Las dos horas de película nos van adentrando a un ritmo infernal en los datos de la realidad política y social de la Argel de los 50. En sus dos vertientes: la de la población europea, mayoritaria –había por entonces un millón de franceses en Argelia: se dice pronto–, y la de la minoría árabe de la casbah. No hurta ninguno de los elementos clave del drama, aunque los calibre desigualmente: ni la brutalidad de los dos bandos, ni sus razones y sus sinrazones respectivas, ni su creciente desesperación y fanatización, ni las contradicciones entre la Francia de la metrópoli y la colonial, ni la incongruencia entre los bellos objetivos que proclamaba el FLN y la ciega y sanguinaria contundencia de sus métodos.
Hay momentos memorables a ese respecto.
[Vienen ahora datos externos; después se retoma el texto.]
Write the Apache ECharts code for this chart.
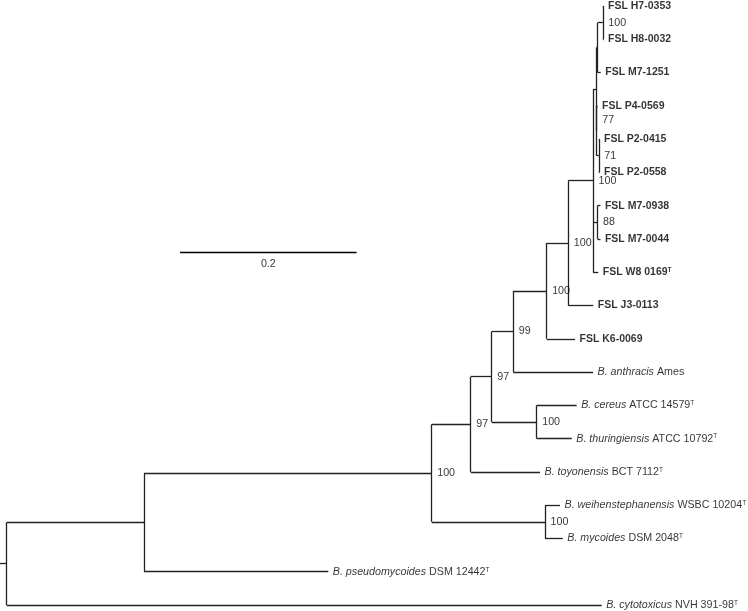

Por ejemplo, cuando el teórico local del FLN, Kader (Yacef Saadi), explica por qué deben empezar por meter en cintura a la propia población árabe descarriada («Hemos de convencerlos o liquidarlos. Tenemos que pensar en nosotros primero»), o cuando el coronel Mathieu (Jean Martin) justifica ante la prensa el uso de la tortura («Les hago una pregunta: ¿Francia debe quedarse en Argelia? Si siguen contestando que sí, deben aceptar todas las consecuencias necesarias»).
La realidad histórica fue aún más compleja. La película apunta, pero no da cuenta cabal del calado que tuvieron en la sociedad argelina los 130 años de colonización francesa. No retrata el peso que siguió teniendo el sentimiento pro-francés en la población autóctona a lo largo del proceso mismo de la lucha anti-colonial: hubo manifestaciones de ciudadanos árabes a favor de una Argelia francesa que en la película no sólo no aparecen, sino que resultan inimaginables. No se refiere tampoco al tardío pero audaz intento de De Gaulle de conceder a Argelia un estatuto similar al que guardan con Inglaterra los países de la Commonwealth. Oculta igualmente las disensiones de la cúpula del FLN, ya notables en el tramo final de la descolonización.
Pontecorvo contó con la plena colaboración de los dirigentes argelinos para rodar La Batalla de Argel, y se nota. Pese a lo cual, sorprende el amplio margen de libertad que le concedieron: no le exigieron figurar como gente de una pieza, ni mucho menos. Aparecen retratados de un modo que no sólo no excluye, sino que –más allá de sus intenciones, sin duda– prefigura en buena medida la evolución que siguieron a partir de entonces, y que ha llevado al país norafricano a la triste realidad que ahora vive.
Pese a todo lo cual, qué
impresionante película. Qué enorme –qué dura, qué amarga, qué veraz– panorámica
sobre la grandeza y la miseria de la naturaleza humana.